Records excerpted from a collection
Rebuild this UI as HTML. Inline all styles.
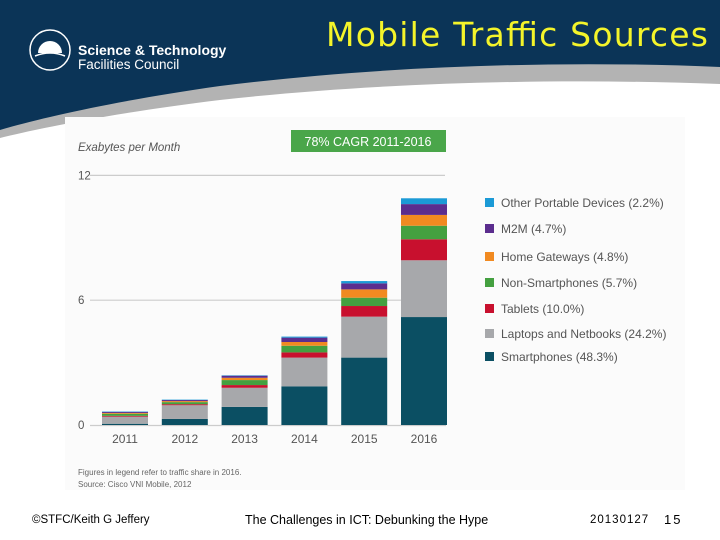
<!DOCTYPE html>
<html><head><meta charset="utf-8"><style>
body{margin:0;width:720px;height:540px;overflow:hidden;background:#fff;font-family:"Liberation Sans",sans-serif}
#root{position:relative;width:720px;height:540px}
</style></head><body>
<div id="root">
<svg width="720" height="540" style="position:absolute;left:0;top:0">
<g>
<path d="M0,0 H720 V84 C560,78 380,82 220,100 C120,112 40,128 0,138 Z" fill="#b3b3b3"/>
<path d="M0,0 H720 V67 C560,60 380,66 220,86 C120,100 40,118 0,130 Z" fill="#0b3457"/>
</g>
<g>
<circle cx="50" cy="50" r="20" fill="none" stroke="#fff" stroke-width="1.5"/>
<path d="M35,56 Q50,50 65,56" stroke="#fff" fill="none" stroke-width="1.5"/>
<path d="M38,53 A12,12 0 0 1 62,53 Z" fill="#fff"/>
<text x="78" y="55" fill="#fff" font-size="14" font-weight="bold">Science &amp; Technology</text>
<text x="78" y="69" fill="#fff" font-size="13.5">Facilities Council</text>
</g>
<text x="708" y="46" text-anchor="end" fill="#f4f42a" font-size="33" font-family="DejaVu Sans, sans-serif" textLength="382">Mobile Traffic Sources</text>
<rect x="65" y="117" width="620" height="373" fill="#fbfbfb"/>
<g id="chart"></g>
<g font-size="12.5" fill="#000">
<text x="32" y="523" font-size="11.5">©STFC/Keith G Jeffery</text>
<text x="245" y="524">The Challenges in ICT: Debunking the Hype</text>
<text x="590" y="523" font-size="11.5" letter-spacing="1">20130127</text>
<text x="664" y="524" font-size="13" letter-spacing="2">15</text>
</g>
</svg>
</div>
<script>
const years=["2011","2012","2013","2014","2015","2016"];
const smartphones=[0.06,0.29,0.87,1.86,3.24,5.19];
const laptops=[0.34,0.66,0.92,1.38,1.97,2.73];
const tablets=[0.04,0.05,0.13,0.25,0.51,1.01];
const nonSmart=[0.1,0.1,0.24,0.32,0.4,0.65];
const homeGw=[0.04,0.05,0.11,0.18,0.4,0.52];
const m2m=[0.05,0.05,0.1,0.21,0.29,0.52];
const other=[0.02,0.02,0.02,0.05,0.11,0.28];
const series=[smartphones,laptops,tablets,nonSmart,homeGw,m2m,other];
const seriesNames=["Smartphones (48.3%)","Laptops and Netbooks (24.2%)","Tablets (10.0%)","Non-Smartphones (5.7%)","Home Gateways (4.8%)","M2M (4.7%)","Other Portable Devices (2.2%)"];
const seriesKeys=["smartphones","laptops","tablets","non-smartphones","home-gateways","m2m","other-devices"];
const colors=["#0b4f63","#a7a8ab","#c8102e","#44a040","#f18a21","#5b2d8e","#1b9ad6"];
const yTicks=[0,6,12];
const NS="http://www.w3.org/2000/svg";
const g=document.getElementById('chart');
const y=v=>425-v*20.8;
const x=i=>102+i*59.8;
const bw=46;
function mk(t,a,p){const e=document.createElementNS(NS,t);for(const k in a)e.setAttribute(k,a[k]);(p||g).appendChild(e);return e;}
const t0=mk('text',{x:78,y:151,'font-size':11.5,'font-style':'italic',fill:'#555'});t0.textContent='Exabytes per Month';


const badge=mk('rect',{x:291,y:130,width:155,height:22,fill:'#4aa64a'});


const bt=mk('text',{x:368,y:146,'text-anchor':'middle','font-size':12.5,fill:'#fff'});bt.textContent='78% CAGR 2011-2016';
yTicks.forEach(v=>{
 if(v>0){const l=mk('line',{x1:90,x2:445,y1:y(v),y2:y(v),stroke:'#ccc','stroke-width':1.2});
 
 }
 const t=mk('text',{x:78,y:y(v)+4,'font-size':11.5,fill:'#555'});t.textContent=v;
 
 
});
const base=mk('line',{x1:90,x2:446,y1:425.5,y2:425.5,stroke:'#ccc','stroke-width':1.2});


years.forEach((yr,i)=>{
 let acc=0;
 series.forEach((s,j)=>{
  const r=mk('rect',{x:x(i),y:y(acc+s[i]),width:bw,height:s[i]*20.8,fill:colors[j]});
  
  
  acc+=s[i];
 });
 const t=mk('text',{x:x(i)+bw/2,y:443,'text-anchor':'middle','font-size':12,fill:'#555'});t.textContent=yr;
 
 
});
for(let j=6;j>=0;j--){
 const k=6-j;const ly=[203,229,257,283,309,334,357][k];
 const lg=mk('g',{});
 
 
 mk('rect',{x:485,y:ly-5,width:9,height:9,fill:colors[j]},lg);
 const t=mk('text',{x:501,y:ly+4,'font-size':12,fill:'#555'},lg);t.textContent=seriesNames[j];
}
const n1=mk('text',{x:78,y:475,'font-size':8,fill:'#666'});n1.textContent='Figures in legend refer to traffic share in 2016.';


const n2=mk('text',{x:78,y:487,'font-size':8,fill:'#666'});n2.textContent='Source: Cisco VNI Mobile, 2012';


</script>
</body></html>
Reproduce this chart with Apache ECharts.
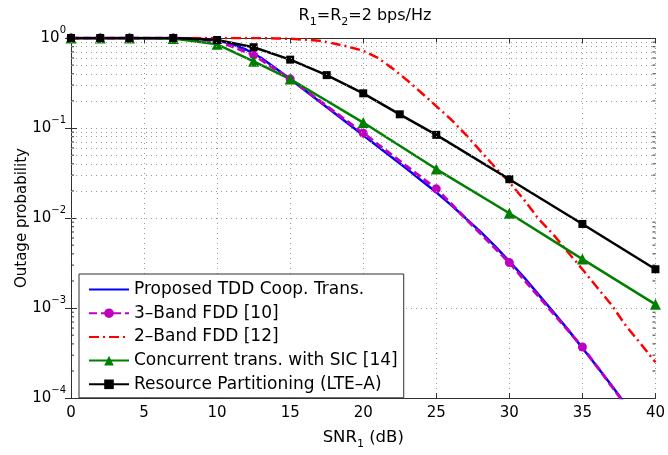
<!DOCTYPE html>
<html><head><meta charset="utf-8">
<script src="https://cdn.jsdelivr.net/npm/echarts@6/dist/echarts.min.js"></script>
<style>html,body{margin:0;padding:0;background:#fff}#c{width:668px;height:455px}</style>
</head><body><div id="c"></div>
<script>
// ---------- data ----------
const seriesNames = [
  'Proposed TDD Coop. Trans.',
  '3\u2013Band FDD [10]',
  '2\u2013Band FDD [12]',
  'Concurrent trans. with SIC [14]',
  'Resource Partitioning (LTE\u2013A)'
];
const xTicks = [0, 5, 10, 15, 20, 25, 30, 35, 40];
const yDecades = [1e-4, 1e-3, 1e-2, 1e-1, 1];
const yMinorGrid = [
  2e-4,3e-4,4e-4,5e-4,6e-4,7e-4,8e-4,9e-4,
  2e-3,3e-3,4e-3,5e-3,6e-3,7e-3,8e-3,9e-3,
  2e-2,3e-2,4e-2,5e-2,6e-2,7e-2,8e-2,9e-2,
  0.2,0.3,0.4,0.5,0.6,0.7,0.8,0.9
];

// Proposed TDD (smooth curve, read every 1 dB)
const proposedX = [0,1,2,3,4,5,6,7,8,9,10,11,12,13,14,15,16,17,18,19,20,21,22,23,24,25,26,27,28,29,30,31,32,33,34,35,36,37,38,39,40];
const proposedY = [1,1,1,1,1,1,1,0.999,0.995,0.975,0.935,0.86,0.74,0.603,0.462,0.351,0.263,0.197,0.148,0.111,0.0832,0.0624,0.0468,0.0351,0.026,0.0193,0.014,0.01,0.0071,0.0049,0.0033,0.0022,0.00141,0.00091,0.00058,0.00036,0.000224,0.000138,0.000083,0.00005,0.00003];

// 3-Band FDD (markers)
const band3X = [0,2,4,7,10,12.5,15,20,25,30,35,40];
const band3Y = [1,1,1,1,0.93,0.65,0.35,0.0877,0.0211,0.0032,0.00037,0.00003];

// 2-Band FDD (smooth curve, read every 1 dB)
const band2X = [0,1,2,3,4,5,6,7,8,9,10,11,12,13,14,15,16,17,18,19,20,21,22,23,24,25,26,27,28,29,30,31,32,33,34,35,36,37,38,39,40];
const band2Y = [1,1,1,1,1,1,1,1,1,1,1,1,0.999,0.997,0.99,0.98,0.96,0.93,0.87,0.8,0.72,0.6,0.46,0.34,0.245,0.175,0.125,0.085,0.056,0.037,0.025,0.016,0.0098,0.0066,0.0042,0.0027,0.0017,0.00108,0.00063,0.0004,0.00025];

// Concurrent trans. with SIC
const sicX = [0,2,4,7,10,12.5,15,20,25,30,35,40];
const sicY = [1,1,1,0.99,0.85,0.55,0.35,0.115,0.035,0.0113,0.0035,0.0011];

// Resource Partitioning (LTE-A)
const rpX = [0,2,4,7,10,12.5,15,17.5,20,22.5,25,30,35,40];
const rpY = [1,1,1,1,0.95,0.79,0.575,0.387,0.243,0.142,0.084,0.027,0.0086,0.0027];

// ---------- chart ----------
const FONT = 'DejaVu Sans';
const zip = (xs, ys) => xs.map((x, i) => [x, ys[i]]);
const gridStyle = { type: [1, 4], color: '#999999', width: 1 };
const axisCol = '#303030';

const expLabel = v => {
  const e = Math.round(Math.log10(v));
  return '{b|10}{e|' + String(e).replace('-', '\u2212') + '}';
};

const chart = echarts.init(document.getElementById('c'), null, { renderer: 'canvas' });
chart.setOption({
  animation: false,
  backgroundColor: '#fff',
  grid: { left: 71, right: 9, top: 38, bottom: 50, containLabel: false },
  graphic: [{
    type: 'text', x: 365, y: 16,
    style: {
      text: '{n|R}{s|1}{n|=R}{s|2}{n|=2 bps/Hz}',
      align: 'center', verticalAlign: 'middle',
      rich: {
        n: { fontFamily: FONT, fontSize: 16, fill: '#000', lineHeight: 16, verticalAlign: 'middle' },
        s: { fontFamily: FONT, fontSize: 11, fill: '#000', lineHeight: 11, padding: [13, 0, 0, 0], verticalAlign: 'middle' }
      }
    }
  }],
  legend: {
    orient: 'vertical', left: 79, top: 274,
    data: [
      { name: seriesNames[0], itemStyle: { opacity: 0 } },
      { name: seriesNames[1] },
      { name: seriesNames[2], itemStyle: { opacity: 0 } },
      { name: seriesNames[3] },
      { name: seriesNames[4] }
    ],
    backgroundColor: '#fff', borderColor: axisCol, borderWidth: 1,
    padding: [7, 6, 5, 9],
    itemWidth: 40, itemHeight: 12, itemGap: 6.7,
    textStyle: { fontFamily: FONT, fontSize: 17, color: '#000' }
  },
  xAxis: [{
    type: 'value', min: 0, max: 40, interval: 5, position: 'bottom',
    name: '{n|SNR}{s|1}{n| (dB)}', nameLocation: 'middle', nameGap: 24,
    nameTextStyle: {
      rich: {
        n: { fontFamily: FONT, fontSize: 16.5, color: '#000', lineHeight: 16, verticalAlign: 'middle' },
        s: { fontFamily: FONT, fontSize: 11, color: '#000', lineHeight: 11, padding: [13, 0, 0, 0], verticalAlign: 'middle' }
      }
    },
    axisLine: { lineStyle: { color: axisCol, width: 1 } },
    axisTick: { inside: true, length: 5, lineStyle: { color: axisCol } },
    axisLabel: { fontFamily: FONT, fontSize: 15, color: '#000', margin: 8 },
    splitLine: { show: true, lineStyle: gridStyle }
  }, {
    type: 'value', min: 0, max: 40, interval: 5, position: 'top',
    axisLine: { show: true, lineStyle: { color: axisCol, width: 1 } },
    axisTick: { show: true, inside: true, length: 5, lineStyle: { color: axisCol } },
    axisLabel: { show: false }, splitLine: { show: false }
  }],
  yAxis: [{
    type: 'log', logBase: 10, min: 1e-4, max: 1, position: 'left',
    name: 'Outage probability', nameLocation: 'middle', nameGap: 41, nameMoveOverlap: false,
    nameTextStyle: { fontFamily: FONT, fontSize: 15, color: '#000' },
    axisLine: { show: true, lineStyle: { color: axisCol, width: 1 } },
    axisTick: { show: true, inside: true, length: 6, lineStyle: { color: axisCol } },
    axisLabel: {
      margin: 5, formatter: expLabel,
      rich: {
        b: { fontFamily: FONT, fontSize: 15, color: '#000', lineHeight: 15, verticalAlign: 'middle' },
        e: { fontFamily: FONT, fontSize: 10, color: '#000', lineHeight: 10, padding: [0, 0, 16, 0], verticalAlign: 'middle' }
      }
    },
    splitLine: { show: true, lineStyle: gridStyle }
  }, {
    type: 'log', logBase: 10, min: 1e-4, max: 1, position: 'right',
    axisLine: { show: true, lineStyle: { color: axisCol, width: 1 } },
    axisTick: { show: true, inside: true, length: 6, lineStyle: { color: axisCol } },
    axisLabel: { show: false }, splitLine: { show: false }
  }],
  series: [
    {
      name: '__grid', type: 'line', data: [], silent: true,
      markLine: {
        silent: true, symbol: 'none', label: { show: false }, animation: false,
        lineStyle: gridStyle,
        emphasis: { disabled: true },
        data: yMinorGrid.map(v => ({ yAxis: v }))
      }
    },
    {
      name: '__ticks', type: 'custom', silent: true,
      data: yMinorGrid.map(v => [0, v]),
      encode: { x: 0, y: 1 },
      renderItem: (params, api) => {
        const y = api.coord([0, api.value(1)])[1];
        const cs = params.coordSys;
        const st = { stroke: axisCol, lineWidth: 1 };
        return {
          type: 'group', children: [
            { type: 'line', shape: { x1: cs.x, y1: y, x2: cs.x + 3, y2: y }, style: st },
            { type: 'line', shape: { x1: cs.x + cs.width - 3, y1: y, x2: cs.x + cs.width, y2: y }, style: st }
          ]
        };
      }
    },
    {
      name: seriesNames[0], type: 'line', data: zip(proposedX, proposedY),
      showSymbol: false, symbol: 'none', clip: true,
      lineStyle: { color: '#0000ff', width: 2.5 }, itemStyle: { color: '#0000ff' }
    },
    {
      name: seriesNames[1], type: 'line', data: zip(band3X, band3Y),
      symbol: 'circle', symbolSize: 9, showAllSymbol: true, clip: true,
      lineStyle: { color: '#c000c0', width: 3, type: [8, 4] }, itemStyle: { color: '#c000c0' }
    },
    {
      name: seriesNames[2], type: 'line', data: zip(band2X, band2Y),
      showSymbol: false, symbol: 'none', clip: true,
      lineStyle: { color: '#ff0000', width: 2.5, type: [10, 4, 2, 4] }, itemStyle: { color: '#ff0000' }
    },
    {
      name: seriesNames[3], type: 'line', data: zip(sicX, sicY),
      symbol: 'triangle', symbolSize: 11, showAllSymbol: true, clip: true,
      lineStyle: { color: '#008000', width: 2.5 }, itemStyle: { color: '#008000' }
    },
    {
      name: seriesNames[4], type: 'line', data: zip(rpX, rpY),
      symbol: 'rect', symbolSize: 8, showAllSymbol: true, clip: true,
      lineStyle: { color: '#000000', width: 2.5 }, itemStyle: { color: '#000000' }
    }
  ]
});
</script>
</body></html>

» Short task:
Give the count of lines in the data above that hold the string "this", with no additional words.

» Reply to the exercise:
2